幸せ食事計画~フードエッセイストの百物語

鶴崎 和明(つるさき かずあき)

第1話 肝臓にささげるミニかけそば

 毎日のように変わらない朝を過ごしていると、どうしても一つの習慣のようなものができてきてしまう。

 例えば、起きてすぐにコーヒーを淹れて口を清める、カーテンを開けて新鮮な朝日を身に浴びるなど大人に相応しい朝の過ごし方というものをされている方もいらっしゃるかもしれない。

 健康のために近所を軽く駆けて回るというのも清々しい。

 東雲と共に愛猫の食を準備するというのは、当人の苦笑はともかくもほほえましい光景である。


 そのような種々の例から漏れる私は、毎朝、自分の身体に一つものを訊ねるようにしている。

「昨日の酒は残っていますか」

 これに脳がはつらつと返事をしてくれればよいのだが、月に一度は先に胃が胸やけを以って応じるから困ったものである。

 そのような時はひたすらに懺悔を捧げるのに徹するのだが、これを免罪符にその晩も肝臓に過重労働を課すのだから目も当てられない。


 一方で肝臓は少々疲れているものの、胃ははっきりしている朝もある。

 昔はそれをカップの味噌汁で迎えたものだが、熊本に移ってからはかけそばで応じている。

 それもそば屋の一杯ではなく、熊本ではロードサイドに点々と連なる「おべんとうのヒライ」がミニかけそばである。


 少々やつれた顔をデミオにさらしてゆくと、気づけば見慣れた看板の下に佇んでいる。

 緑と赤を基調としたポップな看板は、二日酔いの一歩手前の頭を揺さぶるには十分であり、とはいえ、暖色の外装が自然体で私を受け入れようとする。

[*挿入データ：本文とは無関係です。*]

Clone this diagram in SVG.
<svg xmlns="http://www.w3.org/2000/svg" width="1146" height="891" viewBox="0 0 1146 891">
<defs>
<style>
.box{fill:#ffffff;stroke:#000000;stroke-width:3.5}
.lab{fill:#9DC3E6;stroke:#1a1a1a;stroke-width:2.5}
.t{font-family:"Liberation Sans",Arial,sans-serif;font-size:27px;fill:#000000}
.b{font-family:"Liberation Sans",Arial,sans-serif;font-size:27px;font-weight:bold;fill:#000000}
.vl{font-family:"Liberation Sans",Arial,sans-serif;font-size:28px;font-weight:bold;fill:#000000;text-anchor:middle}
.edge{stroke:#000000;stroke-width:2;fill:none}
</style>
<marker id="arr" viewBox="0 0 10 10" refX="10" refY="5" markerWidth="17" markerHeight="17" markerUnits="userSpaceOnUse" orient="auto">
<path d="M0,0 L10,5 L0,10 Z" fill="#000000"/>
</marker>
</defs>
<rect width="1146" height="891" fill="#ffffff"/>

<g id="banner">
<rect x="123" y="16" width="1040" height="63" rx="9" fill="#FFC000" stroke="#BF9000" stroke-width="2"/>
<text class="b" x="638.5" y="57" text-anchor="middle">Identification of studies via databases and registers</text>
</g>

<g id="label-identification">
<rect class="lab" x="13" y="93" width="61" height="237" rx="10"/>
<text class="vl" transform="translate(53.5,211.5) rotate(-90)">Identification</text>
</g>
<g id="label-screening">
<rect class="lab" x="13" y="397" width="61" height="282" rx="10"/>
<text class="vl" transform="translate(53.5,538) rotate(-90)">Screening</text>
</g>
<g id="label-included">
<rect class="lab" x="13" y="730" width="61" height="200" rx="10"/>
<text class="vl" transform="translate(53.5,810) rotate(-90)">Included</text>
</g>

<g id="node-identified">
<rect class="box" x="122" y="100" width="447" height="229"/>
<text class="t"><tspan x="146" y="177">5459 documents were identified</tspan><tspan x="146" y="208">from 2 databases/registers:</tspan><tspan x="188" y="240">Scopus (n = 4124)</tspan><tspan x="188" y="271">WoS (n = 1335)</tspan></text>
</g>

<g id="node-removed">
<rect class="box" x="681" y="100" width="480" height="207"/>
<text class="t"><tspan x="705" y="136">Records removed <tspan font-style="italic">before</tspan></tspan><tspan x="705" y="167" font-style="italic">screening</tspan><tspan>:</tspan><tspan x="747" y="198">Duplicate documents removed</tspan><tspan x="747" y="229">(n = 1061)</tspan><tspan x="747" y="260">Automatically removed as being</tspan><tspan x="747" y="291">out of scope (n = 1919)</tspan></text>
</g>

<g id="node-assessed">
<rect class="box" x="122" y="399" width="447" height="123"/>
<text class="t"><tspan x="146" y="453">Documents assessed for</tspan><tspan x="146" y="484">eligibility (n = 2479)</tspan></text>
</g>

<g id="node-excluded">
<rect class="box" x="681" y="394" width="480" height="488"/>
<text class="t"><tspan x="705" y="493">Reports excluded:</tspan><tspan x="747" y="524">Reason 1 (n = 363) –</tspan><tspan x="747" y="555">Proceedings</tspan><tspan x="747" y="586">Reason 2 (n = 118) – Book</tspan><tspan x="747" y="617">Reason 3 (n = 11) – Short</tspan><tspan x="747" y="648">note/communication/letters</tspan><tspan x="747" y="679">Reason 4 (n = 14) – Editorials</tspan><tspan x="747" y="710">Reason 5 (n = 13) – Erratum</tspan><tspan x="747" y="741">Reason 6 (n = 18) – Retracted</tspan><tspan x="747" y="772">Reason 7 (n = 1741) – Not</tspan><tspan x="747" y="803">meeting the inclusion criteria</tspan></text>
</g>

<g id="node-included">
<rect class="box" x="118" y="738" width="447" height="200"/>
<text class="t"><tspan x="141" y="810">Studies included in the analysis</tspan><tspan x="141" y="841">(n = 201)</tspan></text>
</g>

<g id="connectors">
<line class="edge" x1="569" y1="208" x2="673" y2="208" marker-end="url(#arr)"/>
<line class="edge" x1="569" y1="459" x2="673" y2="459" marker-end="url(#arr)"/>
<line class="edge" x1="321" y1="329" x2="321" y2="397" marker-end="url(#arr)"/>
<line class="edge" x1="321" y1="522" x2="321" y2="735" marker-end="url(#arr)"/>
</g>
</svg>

 中に入り券売機の前に立つまでは何にしようかと悩むのだが、プリペイドカードをかざすとともに指はミニかけそばを頼んでいる。

 せめて生卵でもつけようかという思いは一瞬で消え、出てきた番号札を背広のポケットに突っ込み、周りに人の少ない席の前へ立つ。

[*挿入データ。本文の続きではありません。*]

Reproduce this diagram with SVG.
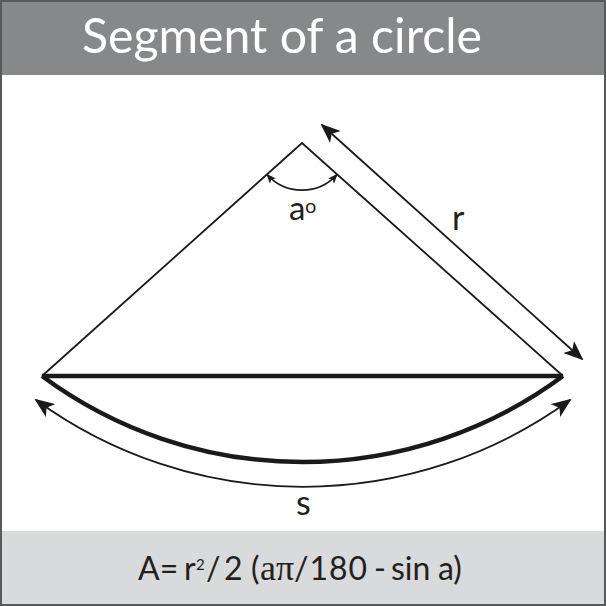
<svg xmlns="http://www.w3.org/2000/svg" width="606" height="606" viewBox="0 0 606 606">
<style>
.thin{fill:none;stroke:#1a1a1a;stroke-width:1.8}
.thick{fill:none;stroke:#1a1a1a;stroke-width:4.5}
.lbl{font-family:Lato,"Liberation Sans",sans-serif;fill:#231f20}
.f{font-family:Lato,"Liberation Sans",sans-serif;font-size:32px;fill:#231f20}
</style>
<defs>
<marker id="big" viewBox="0 0 20 16" refX="18" refY="8" markerWidth="20" markerHeight="16" markerUnits="userSpaceOnUse" orient="auto-start-reverse">
<path d="M0,0 L20,8 L0,16 L5,8 z" fill="#1a1a1a"/>
</marker>
<marker id="small" viewBox="0 0 10 8" refX="9" refY="4" markerWidth="10" markerHeight="8" markerUnits="userSpaceOnUse" orient="auto-start-reverse">
<path d="M0,0 L10,4 L0,8 L2.5,4 z" fill="#1a1a1a"/>
</marker>
</defs>
<rect x="0" y="0" width="606" height="606" fill="#ffffff"/>
<g id="header">
<rect x="0" y="0" width="606" height="75" fill="#87888a"/>
<text x="82" y="53" font-family="Lato,'Liberation Sans',sans-serif" font-size="48" fill="#ffffff" textLength="400" lengthAdjust="spacingAndGlyphs">Segment of a circle</text>
</g>
<g id="footer">
<rect x="0" y="531" width="606" height="75" fill="#d9dadc"/>
<text class="f" y="580"><tspan x="138">A=</tspan><tspan x="184">r</tspan><tspan x="196" y="570" font-size="15">2</tspan><tspan x="206" y="580">/</tspan><tspan x="224">2</tspan><tspan x="251">(</tspan><tspan x="260" font-family="'Liberation Serif',serif" font-size="36">aπ</tspan><tspan x="294" letter-spacing="1">/180</tspan><tspan x="374">-</tspan><tspan x="391">sin</tspan><tspan x="438">a)</tspan></text>
</g>
<g id="shape">
<path class="thin" d="M42,376 L302,143 L563,376"/>
<path class="thick" d="M42,376 L563,376"/>
<path class="thick" d="M42,376 A437.5,437.5 0 0 0 563,376"/>
</g>
<g id="connectors">
<path class="thin" d="M322,125 L582,359" marker-start="url(#big)" marker-end="url(#big)"/>
<path class="thin" d="M36,400 A454,454 0 0 0 570,400" marker-start="url(#big)" marker-end="url(#big)"/>
<path class="thin" stroke-width="1.3" d="M267,174.5 A47,47 0 0 0 337,174.5" marker-start="url(#small)" marker-end="url(#small)"/>
</g>
<g id="labels">
<text class="lbl" x="289" y="220" font-size="33">a</text>
<text class="lbl" x="305" y="213" font-size="20">o</text>
<text class="lbl" x="452" y="230" font-size="34">r</text>
<text class="lbl" x="296" y="515" font-size="34">s</text>
</g>
<rect x="1" y="1" width="604" height="604" fill="none" stroke="#58595b" stroke-width="2"/>
</svg>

 座ればよいのかもしれないが、あっという間に番号を呼ばれてカウンターに向かうのだからそれも煩わしい。

 小さなお盆の上に乗ったどんぶりへ、レンゲ三杯分の天かすとドレッシングの容器に入った一味をかける。

 少々多すぎたかと苦笑して席に着いてからは、ただ無言で啜っていく。


 何か特別なものが使われているわけではない。

 見慣れた業務用の冷凍めんにやや塩気のある希釈出汁がそこには広がるだけである。

 ネギは少なく、それでもその小気味良い音でしっかりと役目を果たすから立派なものだ。

 天かすの油が次第に汁へと溶けてゆき、それが少しずつ胃の中へ収まっていく。

 めんを啜る音、車の行き交い、調理の様子だけが耳に広がり、全ての動作が小さな器に集約されていく。

 ひと息吐いて、合掌。

 やはりわずかに余計であった油分にはにかんで、ごちそうさまの一言と共に店を出る。


 覚めた頭脳は今日の仕事に血を巡らし、醒めた胃袋は昼に向かって動き出す。

 それが上手く動き出した私の朝である。

 なお、これまた月に一度あればよい方であろう。